Title Wave – Wesley Starr, a former employee for the New Jersey Motor Vehicle Commission, was indicted on charges he sold hundreds of fraudulent motor vehicle titles to various brokers and purchasers, including 13 people who were also indicted.
State v. Albert Taylor – A Virginia man who formerly ran a company in Lincoln Park, N.J., that tested underground storage tanks was indicted for defrauding hundreds of clients by falsifying test results to generate business for his tank removal company.
State v. R.D. Secaucus, Crowne Plaza –- The owner of the Crowne Plaza Hotel in Secaucus was indicted for unlawfully discharging sewage contaminated wastewater into the Hackensack River.
State v. Mark Magee – Magee was indicted for first-degree murder and weapons charges in the shooting death of Trump Taj Mahal shift manager Raymond Kot inside the casino on May 27.
State v. John Hollins and Leslie Lawson –- John Hollins, an alleged cocaine dealer from Harrisburg, Pa., and his girlfriend Leslie Lawson were indicted on a charge of first-degree financial facilitation of criminal activity for allegedly laundering more than $2 million in drug proceeds in Atlantic City casinos from 2004 to 2008.
State v. Daniel Goncalves – A state grand jury indicted Goncalves for theft of an Internet domain name in November, making him the first person ever indicted in the United States for such a crime.
Office of Insurance Fraud Prosecutor
State v. Sciarra, et al. – Seven individuals and 11 corporations were indicted in January 2009 in a $1.5 million workers’ compensation fraud scheme. The indictments allege that the defendants lied on insurance applications and failed to remit premiums to the insurance companies, instead keeping the money for themselves. They allegedly laundered money so that the scheme would go undetected. As a result, many people were left without workers’ compensation insurance.
OIFP’s Medicaid Fraud Control Unit
Operation PharmScam – OIFP’s Medicaid Fraud Control Unit indicted or obtained guilty pleas from 24 defendants, including the owners of a pharmacy and a clinic in Essex County, in an ongoing investigation into schemes in which prescriptions for HIV/AIDS drugs and other expensive medications were bought from Medicaid beneficiaries so that Medicaid could be billed for drugs that were never dispensed. The total fraud is estimated to have exceeded $2.3 million. The clinic=s owner, Bryan X. Chandler, and two pharmacy operators, Abdul Bari and John Borges, each pleaded guilty to health care claims fraud. Bari was sentenced to three years in state prison and ordered to pay $500,000 in fines and restitution. Chandler and Borges face state prison sentences of three to five years. The operation has resulted in the seizure of over $4 million in assets.

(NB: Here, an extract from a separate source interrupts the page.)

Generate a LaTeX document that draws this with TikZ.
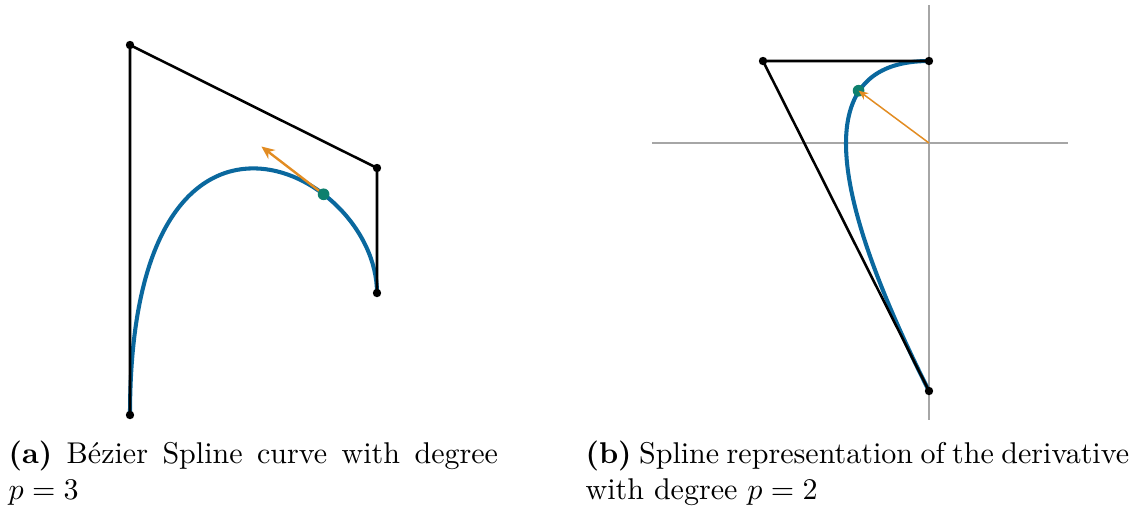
\documentclass[tikz,border=0pt]{standalone}
\usepackage{amsmath,amssymb}
\usepackage{xcolor}
\usepackage{tikz}
\usetikzlibrary{arrows.meta,positioning,calc}

\definecolor{splineblue}{RGB}{10,104,158}
\definecolor{pointgreen}{RGB}{14,128,110}
\definecolor{derivorange}{RGB}{226,140,34}

\begin{document}
\begin{tikzpicture}[x=0.333pt,y=-0.333pt,
  polygon/.style={black,line width=0.85pt},
  spline/.style={splineblue,line width=1.35pt},
  axis/.style={black!35,line width=0.45pt},
  caption/.style={anchor=north west,inner sep=0pt,align=justify}]
\useasboundingbox (0,0) rectangle (1141,508);
% control points of the cubic
\coordinate (p0) at (130,415);
\coordinate (p1) at (130,45);
\coordinate (p2) at (377,168);
\coordinate (p3) at (377,293);
\coordinate (pt) at (323.6,194.3);
\coordinate (tip) at (261.4,146.5);
\draw[spline] (p0) .. controls (p1) and (p2) .. (p3);
\draw[polygon] (p0) -- (p1) -- (p2) -- (p3);
\foreach \p in {p0,p1,p2,p3} \fill (\p) circle (1.4pt);
\draw[derivorange,line width=0.8pt,-{Stealth[length=4.4pt,width=3.8pt]}] (pt) -- (tip);
\fill[pointgreen] (pt) circle (1.95pt);
% derivative (hodograph), degree 2
\coordinate (o) at (929,143);
\coordinate (axl) at (652,143);
\coordinate (axr) at (1068,143);
\coordinate (axt) at (929,5);
\coordinate (axb) at (929,420);
\draw[axis] (axl) -- (axr);
\draw[axis] (axt) -- (axb);
\coordinate (q0) at (929,391);
\coordinate (q1) at (763,61);
\coordinate (q2) at (929,61);
\coordinate (qt) at (858.6,90.7);
\draw[spline] (q0) .. controls ($(q0)!2/3!(q1)$) and ($(q2)!2/3!(q1)$) .. (q2);
\draw[polygon] (q0) -- (q1) -- (q2);
\foreach \p in {q0,q1,q2} \fill (\p) circle (1.4pt);
\fill[pointgreen] (qt) circle (1.95pt);
\draw[derivorange,line width=0.5pt,-{Stealth[length=3.2pt,width=2.7pt]}] (o) -- (qt);
% captions
\node[caption,text width=163pt] (capa) at (8,440) {\textbf{(a)} B\'ezier Spline curve with degree $p=3$};
\node[caption,text width=181pt] (capb) at (585,440) {\textbf{(b)} Spline representation of the \mbox{derivative} with degree $p=2$};
\end{tikzpicture}
\end{document}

Operation MedScam – Operation MedScam led to the arrests in October of 13 people, including doctors and pharmacists, in connection with a major narcotics network in Hudson County that distributed thousands of prescription pain pills such as OxyContin and Percocet. Search warrants were executed at multiple locations and more than $1 million in assets were seized.
State v. New Jersey Mobile Dentist – In a series of undercover operations conducted in nursing homes by OIFP’s Medicaid Fraud Control Unit, detectives documented dentists not performing services that were billed to Medicaid. As a result of the investigation, four dentists employed by New Jersey Mobile Dentist have pleaded guilty thus far. The Medicaid program allegedly paid New Jersey Mobile Dentist more than $1.3 million as a result of fraudulent billing for those four dentists.